> _Exercise task_:
Nothing may be dropped or altered: reproduce all the data.

> _Given material_:
___

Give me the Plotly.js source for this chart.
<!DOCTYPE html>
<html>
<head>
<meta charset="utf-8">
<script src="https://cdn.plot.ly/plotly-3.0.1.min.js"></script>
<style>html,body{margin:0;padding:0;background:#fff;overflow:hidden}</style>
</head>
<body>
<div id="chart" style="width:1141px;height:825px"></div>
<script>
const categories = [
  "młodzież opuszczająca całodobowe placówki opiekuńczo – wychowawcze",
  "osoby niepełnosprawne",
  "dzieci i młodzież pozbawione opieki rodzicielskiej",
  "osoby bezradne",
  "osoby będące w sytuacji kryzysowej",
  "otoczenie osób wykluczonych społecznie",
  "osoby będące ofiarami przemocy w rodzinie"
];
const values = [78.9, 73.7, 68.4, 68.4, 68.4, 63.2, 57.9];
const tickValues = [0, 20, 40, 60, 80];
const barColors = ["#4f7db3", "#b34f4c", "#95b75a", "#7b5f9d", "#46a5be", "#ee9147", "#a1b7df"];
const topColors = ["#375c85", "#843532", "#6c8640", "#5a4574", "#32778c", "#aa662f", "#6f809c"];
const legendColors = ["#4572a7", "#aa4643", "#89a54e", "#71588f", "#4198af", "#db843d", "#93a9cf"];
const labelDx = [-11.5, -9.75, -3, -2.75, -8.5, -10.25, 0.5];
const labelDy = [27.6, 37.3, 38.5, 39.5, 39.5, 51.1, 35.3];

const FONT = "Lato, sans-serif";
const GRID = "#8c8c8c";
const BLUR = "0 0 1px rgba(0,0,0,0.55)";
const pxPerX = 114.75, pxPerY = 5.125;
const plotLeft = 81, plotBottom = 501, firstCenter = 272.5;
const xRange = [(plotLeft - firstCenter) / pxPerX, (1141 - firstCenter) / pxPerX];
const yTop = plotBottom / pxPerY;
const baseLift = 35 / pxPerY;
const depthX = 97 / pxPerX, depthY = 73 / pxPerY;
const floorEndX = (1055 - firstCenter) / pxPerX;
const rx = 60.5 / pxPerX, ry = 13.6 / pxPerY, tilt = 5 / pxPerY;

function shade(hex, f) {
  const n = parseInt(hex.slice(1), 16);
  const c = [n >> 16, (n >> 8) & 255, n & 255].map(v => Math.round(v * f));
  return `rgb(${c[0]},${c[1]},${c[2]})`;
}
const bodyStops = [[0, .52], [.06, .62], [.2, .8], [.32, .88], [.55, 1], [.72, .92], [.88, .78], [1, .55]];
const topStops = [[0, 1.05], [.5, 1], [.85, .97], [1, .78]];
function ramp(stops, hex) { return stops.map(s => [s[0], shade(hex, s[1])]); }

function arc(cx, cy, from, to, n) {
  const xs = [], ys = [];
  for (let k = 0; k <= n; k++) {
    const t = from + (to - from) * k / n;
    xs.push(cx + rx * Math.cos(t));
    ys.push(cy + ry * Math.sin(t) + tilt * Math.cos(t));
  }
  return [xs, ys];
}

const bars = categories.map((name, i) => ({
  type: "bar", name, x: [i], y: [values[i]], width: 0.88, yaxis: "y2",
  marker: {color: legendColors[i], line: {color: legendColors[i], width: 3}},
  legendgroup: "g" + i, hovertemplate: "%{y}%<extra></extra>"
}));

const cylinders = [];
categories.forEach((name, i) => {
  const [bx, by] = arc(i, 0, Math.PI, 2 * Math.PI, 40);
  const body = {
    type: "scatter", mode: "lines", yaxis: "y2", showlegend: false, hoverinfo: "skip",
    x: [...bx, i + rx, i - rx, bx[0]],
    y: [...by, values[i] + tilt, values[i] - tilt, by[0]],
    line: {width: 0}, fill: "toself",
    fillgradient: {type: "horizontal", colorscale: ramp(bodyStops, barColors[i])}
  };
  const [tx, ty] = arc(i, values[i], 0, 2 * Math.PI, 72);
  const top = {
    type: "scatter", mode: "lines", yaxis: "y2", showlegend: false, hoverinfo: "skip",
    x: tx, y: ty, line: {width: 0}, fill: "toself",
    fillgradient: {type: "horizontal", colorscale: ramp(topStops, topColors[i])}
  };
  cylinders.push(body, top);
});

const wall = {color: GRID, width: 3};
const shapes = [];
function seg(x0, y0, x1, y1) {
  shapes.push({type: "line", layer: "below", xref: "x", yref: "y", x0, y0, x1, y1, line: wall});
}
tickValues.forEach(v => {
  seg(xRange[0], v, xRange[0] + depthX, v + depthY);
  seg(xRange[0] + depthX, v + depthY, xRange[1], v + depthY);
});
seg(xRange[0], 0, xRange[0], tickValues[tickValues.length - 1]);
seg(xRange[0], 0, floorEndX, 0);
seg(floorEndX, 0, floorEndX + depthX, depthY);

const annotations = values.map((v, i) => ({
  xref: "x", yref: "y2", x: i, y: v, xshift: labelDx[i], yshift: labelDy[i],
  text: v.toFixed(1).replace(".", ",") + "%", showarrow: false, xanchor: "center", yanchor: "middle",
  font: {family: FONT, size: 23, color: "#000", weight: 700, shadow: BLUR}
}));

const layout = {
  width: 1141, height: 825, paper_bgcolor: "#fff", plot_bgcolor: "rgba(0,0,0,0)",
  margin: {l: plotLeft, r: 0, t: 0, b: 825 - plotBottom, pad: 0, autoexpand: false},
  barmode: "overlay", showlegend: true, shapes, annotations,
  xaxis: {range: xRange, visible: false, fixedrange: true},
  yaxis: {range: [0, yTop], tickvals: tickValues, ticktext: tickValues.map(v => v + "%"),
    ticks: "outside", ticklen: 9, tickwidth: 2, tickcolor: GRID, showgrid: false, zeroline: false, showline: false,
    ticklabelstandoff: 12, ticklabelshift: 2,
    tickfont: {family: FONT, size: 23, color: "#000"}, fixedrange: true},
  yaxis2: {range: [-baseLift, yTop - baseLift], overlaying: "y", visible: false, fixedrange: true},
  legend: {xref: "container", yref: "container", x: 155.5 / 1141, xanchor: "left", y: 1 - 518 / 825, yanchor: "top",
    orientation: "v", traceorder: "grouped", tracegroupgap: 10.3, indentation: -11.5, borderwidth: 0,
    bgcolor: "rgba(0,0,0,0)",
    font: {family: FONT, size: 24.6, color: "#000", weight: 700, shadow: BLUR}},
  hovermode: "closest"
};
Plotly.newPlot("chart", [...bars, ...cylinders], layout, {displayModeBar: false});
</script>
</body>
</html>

___

> _Finished task_:
Give me the Plotly.js source for this chart.
<!DOCTYPE html>
<html>
<head>
<meta charset="utf-8">
<script src="https://cdn.plot.ly/plotly-3.0.1.min.js"></script>
<style>html,body{margin:0;padding:0;background:#fff;overflow:hidden}</style>
</head>
<body>
<div id="chart" style="width:1141px;height:825px"></div>
<script>
const categories = [
  "młodzież opuszczająca całodobowe placówki opiekuńczo – wychowawcze",
  "osoby niepełnosprawne",
  "dzieci i młodzież pozbawione opieki rodzicielskiej",
  "osoby bezradne",
  "osoby będące w sytuacji kryzysowej",
  "otoczenie osób wykluczonych społecznie",
  "osoby będące ofiarami przemocy w rodzinie"
];
const values = [78.9, 73.7, 68.4, 68.4, 68.4, 63.2, 57.9];
const tickValues = [0, 20, 40, 60, 80];
const barColors = ["#4f7db3", "#b34f4c", "#95b75a", "#7b5f9d", "#46a5be", "#ee9147", "#a1b7df"];
const topColors = ["#375c85", "#843532", "#6c8640", "#5a4574", "#32778c", "#aa662f", "#6f809c"];
const legendColors = ["#4572a7", "#aa4643", "#89a54e", "#71588f", "#4198af", "#db843d", "#93a9cf"];
const labelDx = [-11.5, -9.75, -3, -2.75, -8.5, -10.25, 0.5];
const labelDy = [27.6, 37.3, 38.5, 39.5, 39.5, 51.1, 35.3];

const FONT = "Lato, sans-serif";
const GRID = "#8c8c8c";
const BLUR = "0 0 1px rgba(0,0,0,0.55)";
const pxPerX = 114.75, pxPerY = 5.125;
const plotLeft = 81, plotBottom = 501, firstCenter = 272.5;
const xRange = [(plotLeft - firstCenter) / pxPerX, (1141 - firstCenter) / pxPerX];
const yTop = plotBottom / pxPerY;
const baseLift = 35 / pxPerY;
const depthX = 97 / pxPerX, depthY = 73 / pxPerY;
const floorEndX = (1055 - firstCenter) / pxPerX;
const rx = 60.5 / pxPerX, ry = 13.6 / pxPerY, tilt = 5 / pxPerY;

function shade(hex, f) {
  const n = parseInt(hex.slice(1), 16);
  const c = [n >> 16, (n >> 8) & 255, n & 255].map(v => Math.round(v * f));
  return `rgb(${c[0]},${c[1]},${c[2]})`;
}
const bodyStops = [[0, .52], [.06, .62], [.2, .8], [.32, .88], [.55, 1], [.72, .92], [.88, .78], [1, .55]];
const topStops = [[0, 1.05], [.5, 1], [.85, .97], [1, .78]];
function ramp(stops, hex) { return stops.map(s => [s[0], shade(hex, s[1])]); }

function arc(cx, cy, from, to, n) {
  const xs = [], ys = [];
  for (let k = 0; k <= n; k++) {
    const t = from + (to - from) * k / n;
    xs.push(cx + rx * Math.cos(t));
    ys.push(cy + ry * Math.sin(t) + tilt * Math.cos(t));
  }
  return [xs, ys];
}

const bars = categories.map((name, i) => ({
  type: "bar", name, x: [i], y: [values[i]], width: 0.88, yaxis: "y2",
  marker: {color: legendColors[i], line: {color: legendColors[i], width: 3}},
  legendgroup: "g" + i, hovertemplate: "%{y}%<extra></extra>"
}));

const cylinders = [];
categories.forEach((name, i) => {
  const [bx, by] = arc(i, 0, Math.PI, 2 * Math.PI, 40);
  const body = {
    type: "scatter", mode: "lines", yaxis: "y2", showlegend: false, hoverinfo: "skip",
    x: [...bx, i + rx, i - rx, bx[0]],
    y: [...by, values[i] + tilt, values[i] - tilt, by[0]],
    line: {width: 0}, fill: "toself",
    fillgradient: {type: "horizontal", colorscale: ramp(bodyStops, barColors[i])}
  };
  const [tx, ty] = arc(i, values[i], 0, 2 * Math.PI, 72);
  const top = {
    type: "scatter", mode: "lines", yaxis: "y2", showlegend: false, hoverinfo: "skip",
    x: tx, y: ty, line: {width: 0}, fill: "toself",
    fillgradient: {type: "horizontal", colorscale: ramp(topStops, topColors[i])}
  };
  cylinders.push(body, top);
});

const wall = {color: GRID, width: 3};
const shapes = [];
function seg(x0, y0, x1, y1) {
  shapes.push({type: "line", layer: "below", xref: "x", yref: "y", x0, y0, x1, y1, line: wall});
}
tickValues.forEach(v => {
  seg(xRange[0], v, xRange[0] + depthX, v + depthY);
  seg(xRange[0] + depthX, v + depthY, xRange[1], v + depthY);
});
seg(xRange[0], 0, xRange[0], tickValues[tickValues.length - 1]);
seg(xRange[0], 0, floorEndX, 0);
seg(floorEndX, 0, floorEndX + depthX, depthY);

const annotations = values.map((v, i) => ({
  xref: "x", yref: "y2", x: i, y: v, xshift: labelDx[i], yshift: labelDy[i],
  text: v.toFixed(1).replace(".", ",") + "%", showarrow: false, xanchor: "center", yanchor: "middle",
  font: {family: FONT, size: 23, color: "#000", weight: 700, shadow: BLUR}
}));

const layout = {
  width: 1141, height: 825, paper_bgcolor: "#fff", plot_bgcolor: "rgba(0,0,0,0)",
  margin: {l: plotLeft, r: 0, t: 0, b: 825 - plotBottom, pad: 0, autoexpand: false},
  barmode: "overlay", showlegend: true, shapes, annotations,
  xaxis: {range: xRange, visible: false, fixedrange: true},
  yaxis: {range: [0, yTop], tickvals: tickValues, ticktext: tickValues.map(v => v + "%"),
    ticks: "outside", ticklen: 9, tickwidth: 2, tickcolor: GRID, showgrid: false, zeroline: false, showline: false,
    ticklabelstandoff: 12, ticklabelshift: 2,
    tickfont: {family: FONT, size: 23, color: "#000"}, fixedrange: true},
  yaxis2: {range: [-baseLift, yTop - baseLift], overlaying: "y", visible: false, fixedrange: true},
  legend: {xref: "container", yref: "container", x: 155.5 / 1141, xanchor: "left", y: 1 - 518 / 825, yanchor: "top",
    orientation: "v", traceorder: "grouped", tracegroupgap: 10.3, indentation: -11.5, borderwidth: 0,
    bgcolor: "rgba(0,0,0,0)",
    font: {family: FONT, size: 24.6, color: "#000", weight: 700, shadow: BLUR}},
  hovermode: "closest"
};
Plotly.newPlot("chart", [...bars, ...cylinders], layout, {displayModeBar: false});
</script>
</body>
</html>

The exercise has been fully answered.